A new book is coming out this week in the true crime genre: Columbine by Dave Cullen. This, of course, is leading people to talk about the first big American school shooting, with even an article in Newsweek about it.
I’m part of the generation that was heavily impacted by Columbine. I was a freshman in highschool when it happened. I’ve read some articles written by members of my generation about it. They all say similar things.
We were shocked into realizing we weren’t safe.
We instantly became more likely to talk to the loners.
Suddenly schools were having practice lock-downs, just in case.
Of course I experienced all of these things, but Columbine was twisted and used by my religious fundamentalist community to such an extent that even with all of the news coverage, I had some of the details of the shooting completely wrong for years.
You see, my fundamentalist protestant school (that I thankfully got out of my sophomore year) told us that the shooters were targeting the Christian students.
That’s right. It wasn’t random. It wasn’t the jocks or the popular kids. It was the Christian kids.
I remember having an assembly at my school where the principal told us that the shooters asked the kids if they believed in God/Jesus. If they said no, then the shooters would let them live. If they said yes, then the shooters killed them. There was even a book called She Said Yes, which was essentially required reading in my community for all highschoolers. There is a huge amount of controversy surrounding this book now, with the people who were actually present at Columbine stating that no such exchange ever occurred.
Well, I know this now, but I didn’t know it then. At the assembly regarding Columbine, my principal hailed the teenager who died saying yes as a martyr. He grilled us asking us if push came to shove if we would denounce Jesus. He showed us Bible verses showing that denouncing our Savior would permanently ban us from Heaven. So fourteen year old me was given the choice of denouncing my Savior and living longer but going to Hell or affirming my belief and dying immediately but going to Heaven. This, then, became my primary focus that bothered me for years until I left the faith.

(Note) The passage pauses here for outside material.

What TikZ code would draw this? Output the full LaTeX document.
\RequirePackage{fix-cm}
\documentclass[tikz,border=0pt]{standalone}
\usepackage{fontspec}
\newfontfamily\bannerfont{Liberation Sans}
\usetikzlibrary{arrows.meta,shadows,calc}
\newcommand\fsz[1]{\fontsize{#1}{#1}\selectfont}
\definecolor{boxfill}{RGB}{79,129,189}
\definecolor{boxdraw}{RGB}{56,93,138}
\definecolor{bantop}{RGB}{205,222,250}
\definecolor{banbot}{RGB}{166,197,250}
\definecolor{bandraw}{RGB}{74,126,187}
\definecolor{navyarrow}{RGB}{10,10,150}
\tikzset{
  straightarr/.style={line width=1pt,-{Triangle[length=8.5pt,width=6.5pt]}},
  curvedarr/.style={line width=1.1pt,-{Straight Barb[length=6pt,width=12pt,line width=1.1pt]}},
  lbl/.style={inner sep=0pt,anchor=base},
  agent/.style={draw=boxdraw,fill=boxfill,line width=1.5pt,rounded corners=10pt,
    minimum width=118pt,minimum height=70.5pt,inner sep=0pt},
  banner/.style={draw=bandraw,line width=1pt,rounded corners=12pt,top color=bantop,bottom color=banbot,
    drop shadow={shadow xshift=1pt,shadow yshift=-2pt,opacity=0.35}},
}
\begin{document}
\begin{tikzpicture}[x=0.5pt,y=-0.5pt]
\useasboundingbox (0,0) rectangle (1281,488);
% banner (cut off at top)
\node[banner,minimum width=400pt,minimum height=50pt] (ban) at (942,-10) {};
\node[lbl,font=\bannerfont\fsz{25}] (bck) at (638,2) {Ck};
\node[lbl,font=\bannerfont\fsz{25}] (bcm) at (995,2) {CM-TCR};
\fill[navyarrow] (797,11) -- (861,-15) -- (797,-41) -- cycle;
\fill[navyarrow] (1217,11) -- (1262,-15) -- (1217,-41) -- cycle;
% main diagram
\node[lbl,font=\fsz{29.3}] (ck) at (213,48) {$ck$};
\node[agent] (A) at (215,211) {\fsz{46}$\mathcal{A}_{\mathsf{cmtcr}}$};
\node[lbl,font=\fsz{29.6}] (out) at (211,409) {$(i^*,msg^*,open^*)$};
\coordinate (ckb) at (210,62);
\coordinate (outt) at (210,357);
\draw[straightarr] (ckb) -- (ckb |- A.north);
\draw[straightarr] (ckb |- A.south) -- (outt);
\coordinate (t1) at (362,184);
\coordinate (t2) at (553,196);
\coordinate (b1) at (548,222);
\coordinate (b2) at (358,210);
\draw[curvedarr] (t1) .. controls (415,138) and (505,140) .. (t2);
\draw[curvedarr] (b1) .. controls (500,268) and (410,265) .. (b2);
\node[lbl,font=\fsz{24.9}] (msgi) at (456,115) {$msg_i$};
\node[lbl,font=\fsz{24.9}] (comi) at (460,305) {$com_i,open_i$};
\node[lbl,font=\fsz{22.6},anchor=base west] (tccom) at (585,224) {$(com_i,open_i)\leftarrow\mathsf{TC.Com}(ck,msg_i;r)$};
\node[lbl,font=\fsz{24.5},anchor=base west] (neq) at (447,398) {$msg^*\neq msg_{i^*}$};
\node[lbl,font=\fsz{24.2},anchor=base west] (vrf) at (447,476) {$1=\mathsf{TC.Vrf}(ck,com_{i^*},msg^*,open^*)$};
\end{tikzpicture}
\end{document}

While my public schoolmates simply wondered how they would survive a school shooting, I agonized wondering if when push came to shove I would denounce Jesus. What a choice for a fourteen year old to be weighed down with. I wasn’t told the logical thing my secular schoolmates were told repeatedly by their parents and teachers: if a shooting is occurring, do what you need to do to stay alive. No, no, I was told that my everlasting soul was the far more important thing. If I was a “TRUE CHRISTIAN,” I would be willing to die. I shouldn’t be afraid of dying, if I truly believed that I knew where I was going when I died. This choice haunted me for years.
I quickly became accustomed to the idea that someone could come to school with a gun or a bomb and try to kill us all. I think pretty much everyone in my generation has simply acclamated to that. In fact, my highschool had an actual lock-down when one of our students’ parents woke up to find his son and his gun missing. Luckily for us, he went to his ex-girlfriend’s highschool instead of mine, but we were still on lock-down for hours while the cops tried to figure out where he was. Frankly I’m not at all surprised I have a story like that, and most people my age who I know have a similar, or worse, one.
What did haunt me for years though was this idea that everyone outside of our community hated us and wanted us dead. The idea that we were persecuted, even to the point of being a martyr for our faith. Was I strong enough for such a thing? The vary thought ate at my soul.
Maybe if the story they told us about Columbine was true, I’d be less upset about it in retrospect. I’m sure that gay teens are haunted by Matthew Shephard’s murder, and understandably so. The thing is though, Columbine wasn’t about persecuting Christian teens at all. It was about a couple of very angry, mentally disturbed teens taking it out on those closest to them. The story my Christian school told me never actually happened, and that is what makes me angry. It’s blatant mind-control techniques. They made me terrified of going to public school, of encountering the secular world. Frankly, the amount of balls it took me to beg to go to public school and to walk into that building when I had been told repeatedly that it was exactly like walking into a war zone was enormous. I’m not at all surprised, given scare tactics like this, at the number of fundy-raised kids who remain fundy.
Fundy kids are being raised in fear, and fear breeds hate. If you think that how fundies raise their kids is their business and doesn’t affect you, you are dead wrong. For fundy groups, it’s all about an us versus them mentality, and really, that mentality is what the Columbine shooters had too.